There’s an interesting article in the science section of the (UK) Daily Telegraph, “Is Farming the Root of All Evil?”, which explores the idea that the development of agriculture, although it undoubtedly was what allowed the population of our species to expand dramatically, may have not have been all that good for us. As the article points out, one of the early exponents of this view was Prof. Jared Diamond of UCLA. In his book, Guns, Germs and Steel (which, by the way, I highly recommend), Diamond argues, essentially, that the side effects made agriculture a cure worse than the disease:
According to Prof Diamond, agriculture evolved about 12,000 years ago, and since then humans have been malnourished and disease-ridden compared with their hunter-gatherer ancestors. Worse, because agriculture allows food to be stockpiled and enables some people to do things other than look for food, it led to the invention of more and better weapons, soldiers, warfare, class divisions between those who had access to food and those who did not, and inequality between the sexes.

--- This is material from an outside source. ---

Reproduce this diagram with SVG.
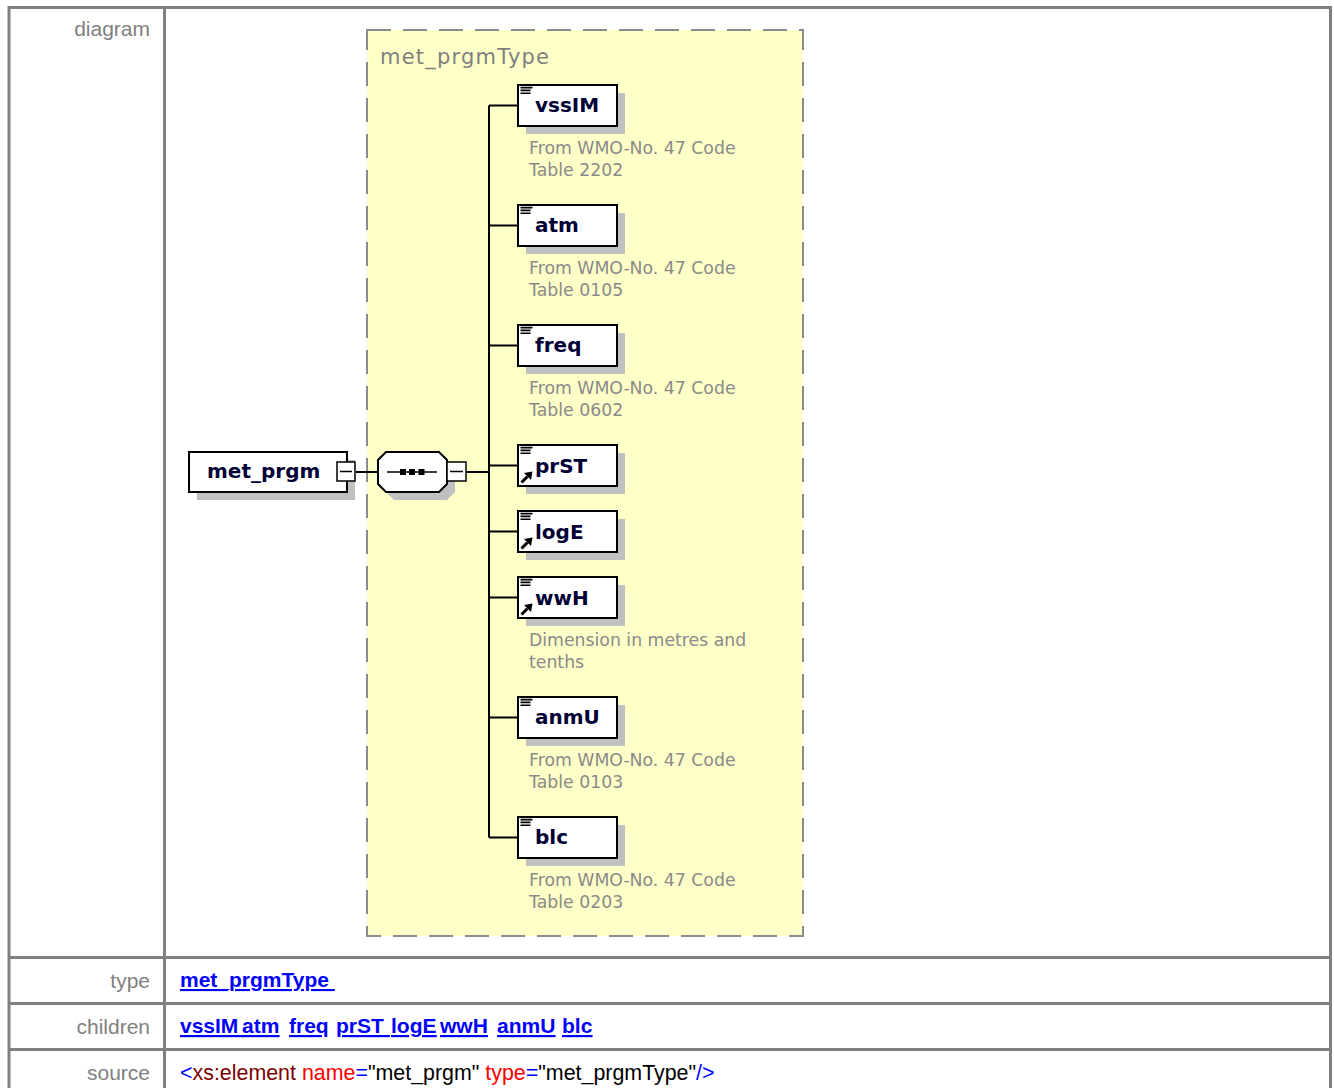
<svg xmlns="http://www.w3.org/2000/svg" xmlns:xlink="http://www.w3.org/1999/xlink" width="1334" height="1088" viewBox="0 0 1334 1088">
<style>
.grid{stroke:#808080;stroke-width:3;fill:none}
.lbl{font-family:"Liberation Sans",Arial,sans-serif;font-size:21px;fill:#808080;text-anchor:end}
.lnk{font-family:"Liberation Sans",Arial,sans-serif;font-size:21px;font-weight:bold;fill:#0000ff;text-decoration:underline;white-space:pre}
.src{font-family:"Liberation Sans",Arial,sans-serif;font-size:21.4px;white-space:pre}
.ctype{fill:#ffffc8;stroke:#8c8c8c;stroke-width:2;stroke-dasharray:24 12}
.ctlbl{font-family:"DejaVu Sans",Verdana,sans-serif;font-size:21px;fill:#808080}
.shadow{fill:#c0c0c0}
.box{fill:#ffffff;stroke:#000000;stroke-width:2}
.ename{font-family:"DejaVu Sans",Verdana,sans-serif;font-size:20px;font-weight:bold;fill:#000035}
.ann{font-family:"DejaVu Sans",Verdana,sans-serif;font-size:17.3px;fill:#8a8a8a}
.conn{stroke:#000000;stroke-width:2;fill:none}
.minus{fill:#ffffff;stroke:#000000;stroke-width:1.5}
</style>
<defs>
<g id="lines"><path d="M2.5 2.6h12M2.5 5.4h10M2.5 8.2h10" stroke="#000" stroke-width="1.6" fill="none"/></g>
<g id="refarrow"><path d="M3.5 37.5L9.5 31.5" stroke="#000" stroke-width="3" fill="none"/><polygon points="14.5,26.5 6,28 13,35" fill="#000"/></g>
</defs>
<rect x="0" y="0" width="1334" height="1088" fill="#ffffff"/>
<!-- table grid -->
<path class="grid" d="M9 1090V7.5H1330.5V1090M164.5 7.5V1090M9 957.5H1330.5M9 1003.5H1330.5M9 1049.5H1330.5"/>
<text class="lbl" x="150" y="36">diagram</text>
<text class="lbl" x="150" y="988">type</text>
<text class="lbl" x="150" y="1034">children</text>
<text class="lbl" x="150" y="1080">source</text>
<text class="lnk" x="180" y="987">met_prgmType </text>
<g class="lnk">
<text class="lnk" x="180" y="1033">vssIM </text>
<text class="lnk" x="242" y="1033">atm</text>
<text class="lnk" x="289" y="1033">freq</text>
<text class="lnk" x="336" y="1033">prST </text>
<text class="lnk" x="391" y="1033">logE</text>
<text class="lnk" x="440" y="1033">wwH</text>
<text class="lnk" x="497" y="1033">anmU</text>
<text class="lnk" x="562" y="1033">blc</text>
</g>
<text class="src" x="180" y="1080"><tspan fill="#0000ff">&lt;</tspan><tspan fill="#800000">xs:element</tspan><tspan fill="#ff0000"> name</tspan><tspan fill="#0000ff">=</tspan><tspan fill="#000000">"met_prgm"</tspan><tspan fill="#ff0000"> type</tspan><tspan fill="#0000ff">=</tspan><tspan fill="#000000">"met_prgmType"</tspan><tspan fill="#0000ff">/&gt;</tspan></text>

<!-- complex type container -->
<g id="met_prgmType">
<rect class="ctype" x="367" y="30" width="436" height="906"/>
<text class="ctlbl" x="380" y="64" textLength="169" lengthAdjust="spacing">met_prgmType</text>
</g>

<!-- connectors -->
<g id="connectors">
<path class="conn" d="M356 472H378M466 472H489M489 105.5V837.5"/>
<path class="conn" d="M489 105.5H518M489 225.5H518M489 345.5H518M489 465.5H518M489 531.5H518M489 597.5H518M489 717.5H518M489 837.5H518"/>
</g>

<!-- root element -->
<g id="met_prgm">
<rect class="shadow" x="197" y="460" width="158" height="40"/>
<rect class="box" x="189" y="452" width="158" height="40"/>
<text class="ename" x="207" y="478">met_prgm</text>
<rect class="minus" x="337" y="462" width="18" height="19"/>
<path d="M340 471.5H352" stroke="#000" stroke-width="1.5"/>
</g>

<!-- sequence -->
<g id="sequence">
<path class="shadow" d="M394 460H447L455 468V492L447 500H394L386 492V468Z"/>
<path class="box" d="M386 452H439L447 460V484L439 492H386L378 484V460Z"/>
<path d="M387 472H437" stroke="#000" stroke-width="1.5"/>
<rect x="400" y="469" width="6" height="6" fill="#000"/>
<rect x="409" y="469" width="6" height="6" fill="#000"/>
<rect x="418.5" y="469" width="6" height="6" fill="#000"/>
<rect class="minus" x="447" y="462" width="19" height="19"/>
<path d="M450 471.5H463" stroke="#000" stroke-width="1.5"/>
</g>

<g id="vssIM">
<rect class="shadow" x="526" y="93" width="99" height="41"/>
<rect class="box" x="518" y="85" width="99" height="41"/>
<use xlink:href="#lines" x="518" y="85"/>
<text class="ename" x="535" y="112">vssIM</text>
<text class="ann" x="529" y="154">From WMO-No. 47 Code</text>
<text class="ann" x="529" y="176">Table 2202</text>
</g>

<g id="atm">
<rect class="shadow" x="526" y="213" width="99" height="41"/>
<rect class="box" x="518" y="205" width="99" height="41"/>
<use xlink:href="#lines" x="518" y="205"/>
<text class="ename" x="535" y="232">atm</text>
<text class="ann" x="529" y="274">From WMO-No. 47 Code</text>
<text class="ann" x="529" y="296">Table 0105</text>
</g>

<g id="freq">
<rect class="shadow" x="526" y="333" width="99" height="41"/>
<rect class="box" x="518" y="325" width="99" height="41"/>
<use xlink:href="#lines" x="518" y="325"/>
<text class="ename" x="535" y="352">freq</text>
<text class="ann" x="529" y="394">From WMO-No. 47 Code</text>
<text class="ann" x="529" y="416">Table 0602</text>
</g>

<g id="prST">
<rect class="shadow" x="526" y="453" width="99" height="41"/>
<rect class="box" x="518" y="445" width="99" height="41"/>
<use xlink:href="#lines" x="518" y="445"/>
<use xlink:href="#refarrow" x="518" y="445"/>
<text class="ename" x="535" y="473">prST</text>
</g>

<g id="logE">
<rect class="shadow" x="526" y="519" width="99" height="41"/>
<rect class="box" x="518" y="511" width="99" height="41"/>
<use xlink:href="#lines" x="518" y="511"/>
<use xlink:href="#refarrow" x="518" y="511"/>
<text class="ename" x="535" y="539">logE</text>
</g>

<g id="wwH">
<rect class="shadow" x="526" y="585" width="99" height="41"/>
<rect class="box" x="518" y="577" width="99" height="41"/>
<use xlink:href="#lines" x="518" y="577"/>
<use xlink:href="#refarrow" x="518" y="577"/>
<text class="ename" x="535" y="605">wwH</text>
<text class="ann" x="529" y="646">Dimension in metres and</text>
<text class="ann" x="529" y="668">tenths</text>
</g>

<g id="anmU">
<rect class="shadow" x="526" y="705" width="99" height="41"/>
<rect class="box" x="518" y="697" width="99" height="41"/>
<use xlink:href="#lines" x="518" y="697"/>
<text class="ename" x="535" y="724">anmU</text>
<text class="ann" x="529" y="766">From WMO-No. 47 Code</text>
<text class="ann" x="529" y="788">Table 0103</text>
</g>

<g id="blc">
<rect class="shadow" x="526" y="825" width="99" height="41"/>
<rect class="box" x="518" y="817" width="99" height="41"/>
<use xlink:href="#lines" x="518" y="817"/>
<text class="ename" x="535" y="844">blc</text>
<text class="ann" x="529" y="886">From WMO-No. 47 Code</text>
<text class="ann" x="529" y="908">Table 0203</text>
</g>
</svg>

There is some evidence of negative physical consequences of the switch to a diet based on agriculture, with its emphasis on a few staple foods. A study of 9,000 prehistoric skeletons from the Nile Valley, ranging in age from the Neolithic period to about 1500 BC, at the Leverhulme Centre for Human Evolutionary Studies in Cambridge, England, demonstrated that initially, people were less well nourished, and actually became smaller, on average, when agriculture was introduced:
The researchers were looking for signs of malnutrition, which are reflected in a person’s teeth. Just as tree-rings can indicate the health and age of a tree, so a defect in the layers of enamel called linear enamel hypoplasia (LEH) can indicate whether a person has been ill, or deprived of food for several months.
What Dr Stock and Ms Starling discovered was that 40 per cent of hunter-gatherers who lived 13,000 years ago had LEH. Fast-forward 1,000 years, to when the Egyptians had become farmers, and the figure rose dramatically, to 70 per cent.
They also found that the average height of the hunter-gatherers was 5 feet 8 inches; after a few centuries of farming, the average height had decreased by four inches, and the typical skeleton’s bones were thinner.
Part of this can be attributed to the sharp decrease in the variety of foods in the diet: Grains, such as wheat, barley, rice, and corn became staple crops in different areas, and even today supply the majority of calories for most of the world’s population. Crop failures became a danger, since an outbreak of a plant disease, or a drought, could be devastating. Living in close proximity to larger numbers of other people meant disease could spread more easily, and living with domestic animals also had its downside:
The problem is that most of these staple foods do not have the nutrients essential for a healthy life and are vulnerable to disease and drought. Moreover, having a population based in one place led to poor hygiene, just as living in proximity with domesticated animals inevitably resulted in diseases being transferred between species, as today’s outbreak of swine flu reminds us.
It took a very long time for people to begin to learn some of the pieces of the dietary / nutritional puzzle, although in some cultures good solutions were somehow discovered and passed down through tradition. (The Native American custom of growing corn, beans, and squash together, and of adding ash or another source of lime to cooked meals, is an example of this.) It’s noteworthy, though, that even if traditional wisdom existed, it was often for a time ignored, as in the American South, where pellagra (which is caused by a niacin deficiency) was endemic for years, due to the prominence of corn and pork in the diet. Given the current epidemic of obesity, Type II diabetes, and other diet-related disorders, it is not clear that we have learned our lesson yet.
Although the development of agriculture did have its negative effects, it is a mistake to romanticize the hunter-gatherer society that preceded it. Contrary to the picture painted by some early anthropologists, life in a primitive human society was not an idyll of harmony with nature:
In fact, for many, life was probably “nasty, brutish and short”, no matter how interesting the range of fruit and vegetables on offer. Dr Migliano has shown that the average life expectancy for a pygmy in the Philippines was 19.
In any case, as the article points out, there is no turning back. Hunting and gathering could not come close to sustaining anything like the current population of the world; even if somehow it could, the probable ecological devastation would be mind-boggling. Still, we can hope that studying our history and where we came from may help us avoid a few potential blunders, and live a bit more gently with our surroundings.